Yet, despite everything, the 26-year-old said he wasn’t seeking asylum in the United States. The US government has granted him a temporary visa for people with extraordinary skills or abilities. He says he wants to get back to running and is exploring spaces in New Mexico or Arizona for training.

Asked if he would run for the US as an athlete given the chance, Lilesa responded in the negative. “I love my country,” he said. “What I am asking for is freedom and I look back to going to my country once there’s freedom.”

Feyisa said that he regularly communicates with his family, but refused to acknowledge that they faced dangers that were any different from what other Ethiopians were confronting.

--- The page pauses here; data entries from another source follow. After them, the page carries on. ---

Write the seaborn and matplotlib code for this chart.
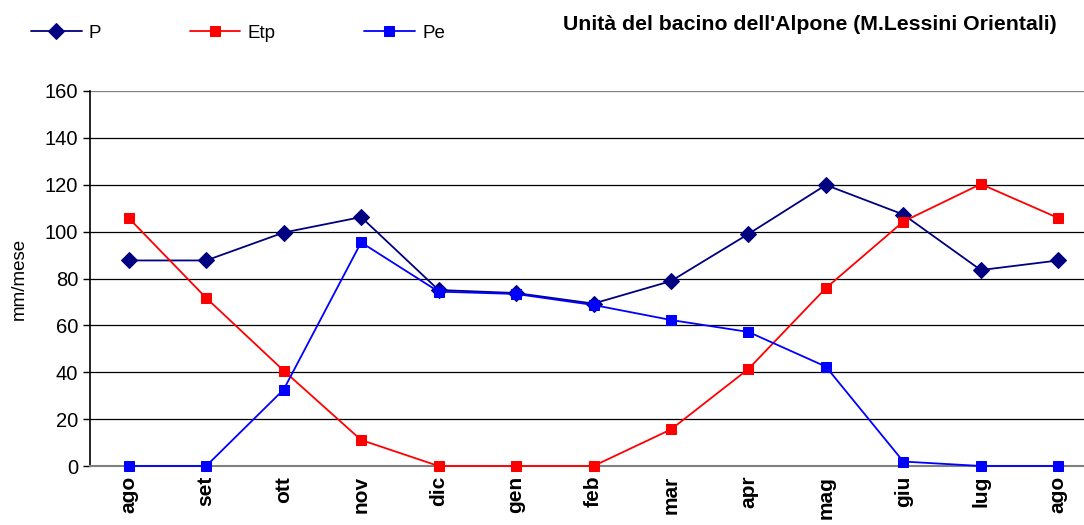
import numpy as np
import pandas as pd
import matplotlib
matplotlib.use('Agg')
import matplotlib.pyplot as plt
import seaborn as sns

# months (hydrological year, ago -> ago)
mesi = ['ago', 'set', 'ott', 'nov', 'dic', 'gen', 'feb', 'mar', 'apr', 'mag', 'giu', 'lug', 'ago']
P = [87.7, 87.7, 99.6, 106.2, 75.1, 73.8, 69.3, 78.9, 99.0, 119.9, 107.3, 83.6, 87.7]
Etp = [105.8, 71.7, 40.7, 11.1, 0, 0, 0, 15.6, 41.4, 75.9, 104.3, 120.3, 105.8]
Pe = [0, 0, 32.6, 95.4, 74.4, 73.4, 68.7, 62.3, 57.2, 42.4, 1.9, 0, 0]

sns.set_style('white')
plt.rcParams['font.family'] = ['Liberation Sans', 'DejaVu Sans']
plt.rcParams['text.color'] = 'black'
plt.rcParams['axes.labelcolor'] = 'black'
plt.rcParams['xtick.color'] = 'black'
plt.rcParams['ytick.color'] = 'black'

fig = plt.figure(figsize=(10.84, 5.25), dpi=100)
ax = fig.add_axes([90/1084, 59/525, 1007/1084, 375/525])

pos = np.arange(len(mesi))
df = pd.DataFrame({'pos': pos, 'P': P, 'Etp': Etp, 'Pe': Pe})

# gridlines first so lines stay on top
for v in range(20, 161, 20):
    ax.axhline(v, color='black' if v < 160 else '#808080', lw=0.9, zorder=1)

sns.lineplot(data=df, x='pos', y='P', ax=ax, color='#000080', marker='D', markersize=8,
             markeredgecolor='#000080', lw=1.3, label='P', zorder=3, clip_on=False)
sns.lineplot(data=df, x='pos', y='Etp', ax=ax, color='#FF0000', marker='s', markersize=7,
             markeredgecolor='#FF0000', lw=1.3, label='Etp', zorder=3, clip_on=False)
sns.lineplot(data=df, x='pos', y='Pe', ax=ax, color='#0000FF', marker='s', markersize=7,
             markeredgecolor='#0000FF', lw=1.3, label='Pe', zorder=4, clip_on=False)

ax.set_xlim(-0.5, len(mesi) - 0.5)
ax.set_ylim(0, 160)
ax.set_yticks(range(0, 161, 20))
ax.set_xticks(pos)
ax.set_xticklabels(mesi, rotation=90, fontweight='bold', fontsize=15)
ax.tick_params(axis='y', labelsize=14.5, length=5, width=1, direction='out', left=True, color='black')
ax.tick_params(axis='x', length=0, pad=7)
ax.set_xlabel('')
ax.set_ylabel('mm/mese', fontsize=13.5, labelpad=12)

for s in ['top', 'right']:
    ax.spines[s].set_visible(False)
ax.spines['left'].set_color('black')
ax.spines['left'].set_linewidth(1.2)
ax.spines['bottom'].set_color('#808080')
ax.spines['bottom'].set_linewidth(1.5)

handles, labels = ax.get_legend_handles_labels()
ax.get_legend().remove()
fig.legend(handles, labels, loc='center left', bbox_to_anchor=(14/1084, 1 - 33/525), ncol=3,
           frameon=False, fontsize=13.5, handlelength=2.7, columnspacing=4.7, handletextpad=0.4)

fig.text(1057/1084, 1 - 25/525, "Unità del bacino dell'Alpone (M.Lessini Orientali)",
         ha='right', va='center', fontsize=15.3, fontweight='bold')

fig.savefig('out.png', dpi=100)
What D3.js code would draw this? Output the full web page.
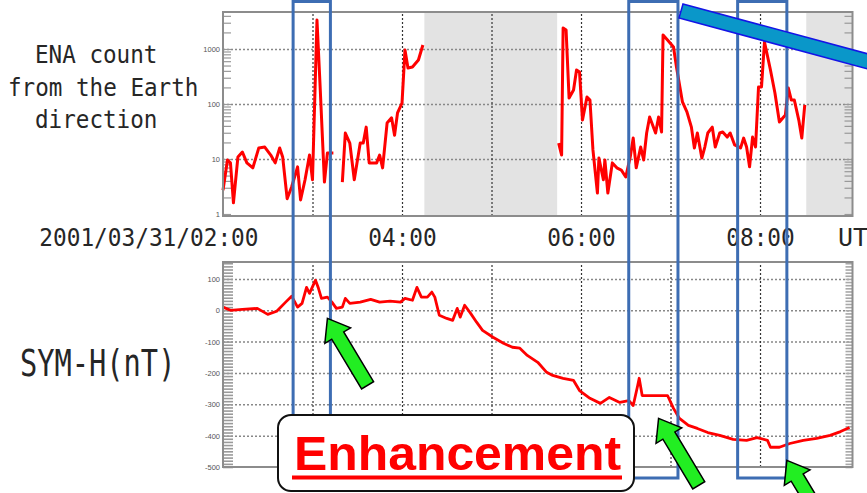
<!DOCTYPE html>
<html>
<head>
<meta charset="utf-8">
<script src="https://cdn.jsdelivr.net/npm/d3@7"></script>
<style>
    html, body { margin: 0; padding: 0; background: #fff; }
    svg { display: block; }
    .mono { font-family: "DejaVu Sans Mono", monospace; fill: #262626; }
    .ticklabel { font-family: "Liberation Sans", Arial, sans-serif; font-size: 7.5px; fill: #555; }
</style>
</head>
<body>
<svg id="chart" width="867" height="493"></svg>
<script>
// all times are minutes after 2001/03/31 02:00 UT, null = no data
var enaMinutes = [0, 3, 5, 7, 10, 13, 16, 20, 24, 28, 32, 35, 38, 40, 43, 46, 50, 52, 55, 58, 60, 63, 65, 68, 70, 74,
    77,
    80, 82, 85, 88, 92, 94, 96, 98, 103, 105, 107, 110, 113, 115, 117, 120, 122, 124, 127, 131, 134,
    180,
    225, 227, 228, 230, 232, 235, 237, 239, 241, 244, 246, 248, 251, 252, 255, 256, 258, 261, 264, 267, 270,
    273, 275, 277, 280, 282, 284, 286, 290, 292, 294, 295, 298, 302, 304, 308, 311, 314, 316, 318, 321, 323,
    325, 328, 330, 333, 335, 338, 340, 343, 347, 349, 351, 353, 355, 357, 359, 361, 363, 367, 370, 373, 377,
    379, 381, 383, 386, 388, 390];
var enaCounts = [2.7, 9.6, 8.5, 1.6, 10.9, 13.4, 8.5, 6.9, 15.9, 16.5, 11.8, 8.5, 15.9, 10.9, 1.9, 3.1, 7.2, 1.8, 4.2, 11.8, 4.2, 3370, 241, 3.8, 12.9, 12.9,
    null,
    3.8, 29.7, 19.5, 4.2, 19.5, 19.5, 38, 8.5, 8.5, 11.8, 6.9, 45, 56, 27, 69, 104, 960, 452, 471, 630, 1180,
    null,
    19.5, 11.8, 2410, 2210, 128, 180, 415, 382, 51, 134, 118, 14.6, 2.4, 10.4, 4.2, 9.6, 2.4, 8.5, 6.9, 6.3, 4.7,
    10.9, 24, 6.9, 16.5, 9.6, 29.7, 58, 29.7, 58, 31, 1800, 1460, 1090, 471, 109, 72, 38, 15.9, 29.7, 10.4, 16.5,
    29.7, 38, 16.5, 29.7, 31, 25, 29.7, 18, 15.9, 24, 16.5, 7.2, 25, 16.5, 204, 204, 1340, 415, 158, 47, 63,
    195, 118, 118, 51, 24, 96];

var symMinutes = [0, 5, 13, 23, 30, 36, 42, 46, 50, 53, 56, 58, 62, 64, 66, 70, 73, 76, 80, 82,
    85, 92, 99, 105, 112, 119, 122, 127, 130, 133, 137, 140, 142, 145, 150, 154, 157, 159, 162, 166,
    170, 174, 181, 188, 194, 199, 204, 211, 217, 221, 228, 235, 239, 246, 253, 259, 266, 272, 275, 278,
    279, 281, 286, 293, 298, 302, 306, 312, 318, 325, 333, 342, 351, 358, 365, 367, 373, 380, 389, 398,
    407, 414, 420];
var symValues = [10, 0, 3, 6, -13, -3, 26, 45, 10, 22, 73, 54, 96, 70, 38, 42, 26, 6, 10, 38,
    22, 26, 35, 26, 29, 26, 38, 32, 73, 42, 42, 58, 42, -16, -26, -32, 6, -22, 16, -10,
    -38, -64, -86, -105, -118, -121, -144, -166, -198, -208, -217, -224, -256, -281, -297, -278, -294, -288, -304, -240,
    -217, -272, -272, -272, -272, -313, -345, -367, -377, -390, -399, -412, -415, -406, -415, -437, -437, -425, -415, -409,
    -399, -387, -374];

var hourGrid = [60, 120, 180, 240, 300, 360];
var timeLabelMinutes = [0, 120, 240, 360];
var timeLabels = ['2001/03/31/02:00', '04:00', '06:00', '08:00'];
var enaTicks = [1, 10, 100, 1000];
var symTicks = [-500, -400, -300, -200, -100, 0, 100];
var noDataStart = [135, 391];
var noDataEnd = [224, 422];

// annotation: event windows and arrows (arrow tips given in SYM-H coordinates)
var eventStart = [47, 272, 345];
var eventEnd = [72, 305, 378];
var arrowMinutes = [70, 292, 378];
var arrowSymH = [-26, -345, -479];

var svg = d3.select('#chart');

var x = d3.scaleLinear().domain([0, 422]).range([223, 852.5]);
var yEna = d3.scaleLog().domain([0.92, 4700]).range([216, 12]);
var ySym = d3.scaleLinear().domain([-500, 154]).range([467, 262]);

var left = x.range()[0], right = x.range()[1];

function frame(y) {
    svg.append('rect')
        .attr('x', left).attr('y', y.range()[1])
        .attr('width', right - left).attr('height', y.range()[0] - y.range()[1])
        .attr('fill', 'none').attr('stroke', '#8c8c8c').attr('stroke-width', 2);
}

// strip axis line and empty labels, keep tick lines only
function linesOnly(g) {
    g.select('.domain').remove();
    g.selectAll('text').remove();
}

function clean(g) {
    g.select('.domain').remove();
}

// ---------- top panel: ENA count ----------
for (var i = 0; i < noDataStart.length; i++) {
    svg.append('rect')
        .attr('x', x(noDataStart[i])).attr('y', yEna.range()[1])
        .attr('width', x(noDataEnd[i]) - x(noDataStart[i]))
        .attr('height', yEna.range()[0] - yEna.range()[1])
        .attr('fill', '#e3e3e3');
}

// horizontal grid
svg.append('g')
    .attr('transform', 'translate(' + left + ',0)')
    .call(d3.axisRight(yEna).tickValues([10, 100, 1000]).tickSize(right - left))
    .call(linesOnly)
    .selectAll('line').attr('stroke', '#888').attr('stroke-width', 1.5).attr('stroke-dasharray', '2,2');

// vertical grid
svg.append('g')
    .attr('transform', 'translate(0,' + yEna.range()[0] + ')')
    .call(d3.axisBottom(x).tickValues(hourGrid).tickSize(-(yEna.range()[0] - yEna.range()[1])))
    .call(linesOnly)
    .selectAll('line').attr('stroke', '#333').attr('stroke-width', 1.2).attr('stroke-dasharray', '2,2');

// log minor ticks
var minor = [];
[1, 10, 100, 1000].forEach(function(dec) {
    for (var k = 1; k < 10; k++) {
        if (dec * k <= 4700) minor.push(dec * k);
    }
});
svg.append('g')
    .attr('transform', 'translate(' + left + ',0)')
    .call(d3.axisRight(yEna).tickValues(minor).tickSize(8))
    .call(linesOnly)
    .selectAll('line').attr('stroke', '#999').attr('stroke-width', 1.2);
svg.append('g')
    .attr('transform', 'translate(' + right + ',0)')
    .call(d3.axisLeft(yEna).tickValues(minor).tickSize(8))
    .call(linesOnly)
    .selectAll('line').attr('stroke', '#999').attr('stroke-width', 1.2);

svg.append('g')
    .attr('transform', 'translate(' + (left - 1) + ',0)')
    .call(d3.axisLeft(yEna).tickValues(enaTicks).tickSize(0).tickPadding(2).tickFormat(d3.format('d')))
    .call(clean)
    .selectAll('text').attr('class', 'ticklabel').attr('font-size', null).attr('font-family', null);

var enaPoints = enaMinutes.map(function(m, i) { return [m, enaCounts[i]]; });
svg.append('path')
    .datum(enaPoints)
    .attr('fill', 'none')
    .attr('stroke', '#ff0000')
    .attr('stroke-width', 3)
    .attr('stroke-linejoin', 'round')
    .attr('d', d3.line()
        .defined(function(d) { return d[1] != null; })
        .x(function(d) { return x(d[0]); })
        .y(function(d) { return yEna(d[1]); }));

frame(yEna);

// ---------- bottom panel: SYM-H ----------
svg.append('g')
    .attr('transform', 'translate(' + left + ',0)')
    .call(d3.axisRight(ySym).tickValues(symTicks.slice(1)).tickSize(right - left))
    .call(linesOnly)
    .selectAll('line').attr('stroke', '#888').attr('stroke-width', 1.5).attr('stroke-dasharray', '2,2');

svg.append('g')
    .attr('transform', 'translate(0,' + ySym.range()[0] + ')')
    .call(d3.axisBottom(x).tickValues(hourGrid).tickSize(-(ySym.range()[0] - ySym.range()[1])))
    .call(linesOnly)
    .selectAll('line').attr('stroke', '#333').attr('stroke-width', 1.2).attr('stroke-dasharray', '2,2');

// dense ticks make the grey side bands
var symMinor = d3.range(-500, 155, 10);
svg.append('g')
    .attr('transform', 'translate(' + left + ',0)')
    .call(d3.axisRight(ySym).tickValues(symMinor).tickSize(10))
    .call(linesOnly)
    .selectAll('line').attr('stroke', '#9a9a9a').attr('stroke-width', 1.6);
svg.append('g')
    .attr('transform', 'translate(' + right + ',0)')
    .call(d3.axisLeft(ySym).tickValues(symMinor).tickSize(7))
    .call(linesOnly)
    .selectAll('line').attr('stroke', '#a8a8a8').attr('stroke-width', 1.6);

svg.append('g')
    .attr('transform', 'translate(' + (left - 1) + ',0)')
    .call(d3.axisLeft(ySym).tickValues(symTicks).tickSize(0).tickPadding(2).tickFormat(function(d) { return String(d); }))
    .call(clean)
    .selectAll('text').attr('class', 'ticklabel').attr('font-size', null).attr('font-family', null);

var symPoints = symMinutes.map(function(m, i) { return [m, symValues[i]]; });
svg.append('path')
    .datum(symPoints)
    .attr('fill', 'none')
    .attr('stroke', '#ff0000')
    .attr('stroke-width', 2.8)
    .attr('stroke-linejoin', 'round')
    .attr('d', d3.line()
        .x(function(d) { return x(d[0]); })
        .y(function(d) { return ySym(d[1]); }));

frame(ySym);

// ---------- texts ----------
var timeAxis = svg.append('g')
    .attr('transform', 'translate(0,224)')
    .call(d3.axisBottom(x).tickValues(timeLabelMinutes).tickSize(0).tickPadding(0)
        .tickFormat(function(d, i) { return timeLabels[i]; }))
    .call(clean);
timeAxis.selectAll('text')
    .attr('class', 'mono')
    .attr('font-size', null).attr('font-family', null)
    .attr('dy', null)
    .attr('y', 22)
    .style('font-size', '25px')
    .attr('textLength', function(d, i) { return timeLabels[i].length * 13.7; })
    .attr('lengthAdjust', 'spacingAndGlyphs')
    .attr('text-anchor', function(d, i) { return i === 0 ? 'end' : 'middle'; })
    .attr('x', function(d, i) { return i === 0 ? 35 : 0; });

svg.append('text').attr('class', 'mono')
    .attr('x', 838).attr('y', 246)
    .style('font-size', '25px')
    .attr('textLength', 30).attr('lengthAdjust', 'spacingAndGlyphs')
    .text('UT');

var enaTitle = ['ENA count', 'from the Earth', 'direction'];
var enaTitleX = [35, 8, 35];
enaTitle.forEach(function(t, i) {
    svg.append('text').attr('class', 'mono')
        .attr('x', enaTitleX[i]).attr('y', 63 + i * 32.5)
        .style('font-size', '24px')
        .attr('textLength', t.length * 13.6).attr('lengthAdjust', 'spacingAndGlyphs')
        .text(t);
});

// tall narrow label: squeeze horizontally
svg.append('text').attr('class', 'mono')
    .attr('transform', 'translate(20,376) scale(0.755,1)')
    .style('font-size', '38px')
    .text('SYM-H(nT)');

// ---------- annotations ----------
for (var j = 0; j < eventStart.length; j++) {
    svg.append('rect')
        .attr('x', x(eventStart[j])).attr('y', 1.5)
        .attr('width', x(eventEnd[j]) - x(eventStart[j]))
        .attr('height', 476.5)
        .attr('fill', 'none')
        .attr('stroke', '#3d6db3')
        .attr('stroke-width', 3);
}

// pointer bar leaving the top right corner
svg.append('polygon')
    .attr('points', '683,4 872,55 872,70 679,18')
    .attr('fill', '#0a97c9')
    .attr('stroke', '#1414e6')
    .attr('stroke-width', 1.5);

// green arrows, drawn pointing along +x from the tip, then rotated
var arrowShape = [[0, 0], [20, -15], [20, -7], [78, -7], [78, 7], [20, 7], [20, 15]];
for (var a = 0; a < arrowMinutes.length; a++) {
    svg.append('polygon')
        .attr('points', arrowShape.map(function(p) { return p.join(','); }).join(' '))
        .attr('transform', 'translate(' + x(arrowMinutes[a]) + ',' + ySym(arrowSymH[a]) + ') rotate(59)')
        .attr('fill', '#22ee22')
        .attr('stroke', '#000')
        .attr('stroke-width', 1.5)
        .attr('stroke-linejoin', 'miter');
}

svg.append('rect')
    .attr('x', 278).attr('y', 415)
    .attr('width', 356).attr('height', 76)
    .attr('rx', 13)
    .attr('fill', '#fff')
    .attr('stroke', '#111')
    .attr('stroke-width', 2);

svg.append('text')
    .attr('x', 294).attr('y', 470)
    .style('font-family', '"Liberation Sans", Arial, sans-serif')
    .style('font-weight', 'bold')
    .style('font-size', '48px')
    .attr('fill', '#ff0000')
    .attr('textLength', 327).attr('lengthAdjust', 'spacingAndGlyphs')
    .text('Enhancement');

svg.append('rect')
    .attr('x', 292).attr('y', 475.5)
    .attr('width', 330).attr('height', 4)
    .attr('fill', '#ff0000');
</script>
</body>
</html>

“I don’t want to look at my children any different from the children of other people in my country who are being killed,” Lilesa said of his two children, a five-year-old daughter, and a three-year-old son. “They face the same fate and the same destiny like all other children in Ethiopia.”

In an op-ed in the Washington Post on Tuesday, Lilesa said he had received no contact from the Ethiopian government and had no plans to initiate any with them. He conditioned the government to release all prisoners before he can have any talks with them.

Since his arrival in the country last week, Lilesa hasn’t met members of the Ethiopian community in the DC area. He’s set to receive a hero’s welcome at a reception organized by the community on Tuesday (Sept. 3), where songs written in his honor will be performed.

At the end of the press conference, Lilesa, speaking with a soft tone, emphasized why the protest was symbolic for and amongst all Ethiopians. “People are saying from now on we want to live in peace, we are tired of getting killed, we don’t want to be in prison, we don’t want to be forced into exile, we want to decide on our resources and shape the destiny of our country,” he said. “We’ve had enough.”